Back to the tasting at the Architects’ Club. Non-members of the press were asked to pay a 15 leva entrance fee. Some dishevelled-looking pensioners crept in, a few of whom looked as if 15 leva would have been a bit of a stretch. Everyone was given a glass and a free pass to partake of the wide range of rakiyas on offer. A ‘civilised tasting’ is supposed to run like this. You take the glass and, just like a fine wine, shake it a little before having a good whiff. You then comment on the ‘robustness’ of the vintage – without, of course, knowing what the hell you’re talking about. You then imbibe, circulating it around like a mouthwash, before expelling it into a spittoon.

But … I noticed that some of the pensioners were doing no such thing. Instead they lurched from table to table, imbibing like Eric von Stroheim in the movies, a rapid reclining of the neck –  and then down in one fell swoop! I emulated this and carried on likewise for an hour as the rain continued beating down outside. No point leaving when it’s raining too heavily, after all . . .  Was there?

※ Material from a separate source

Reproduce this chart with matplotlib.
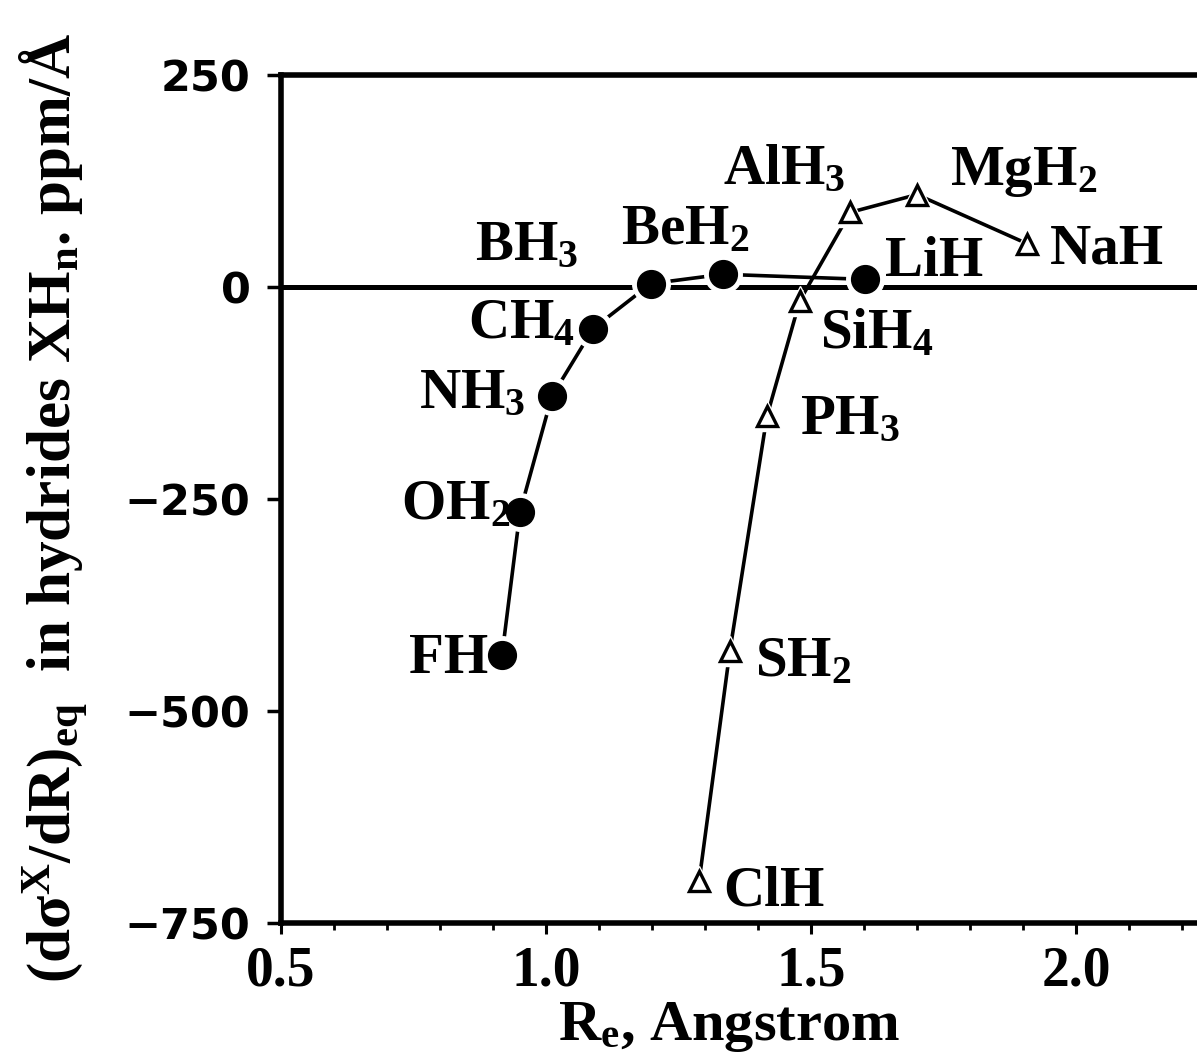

Each rakiya seemed to improve on the last. One of the most interesting brands was Isperih, which offers the widest range of the spirit. There are varieties made from apples, apricots, cherries, quinces and Mirabelle plum – as well as the more commonplace plums and grapes. Another was Kulturna rakiya from the Karabunar winery with Originalna (yes, that means original) Lyuta (Spicy) and Otlezhala (Vintage).

Rakiya or liqueur?

Anyway, an hour in and I was vaguely contemplating withdrawing. Time for dinner? Just then, however, a band started up and a rotund Bulgarian gentleman, whose florid features testified to a lifelong appreciation of his country’s favourite tipple, took to the stage. (I couldn’t work out if he was part of the set-up or just tagging along for the fun.) Sweating conspicuously, his drenched locks lashing against his forehead in time with the music, his belly gyrated. Ah, this was too good to miss!

Several more ‘tastings’ ensued, including further exquisite fruit rakiyas, culminating in one laced with honey. But … when I bought a bottle and examined it I realised it wasn’t rakiya at all but a liqueur from Isperih made out of apricot and honey!

By then my head was spinning. Around this time someone asked me: ‘Where are you from?’ Soaked to the skin, exhausted, the deafening noise overwhelming me – and, yes, the rotund gentleman was still dancing exuberantly – I was rendered temporarily speechless. I couldn’t work out whether to say ‘Mladost’ or ‘London’, your writer being a Mladost-based Brit. Nothing much came out and my questioner looked as me as though I were a retard.

Ah, the evening must have gone well!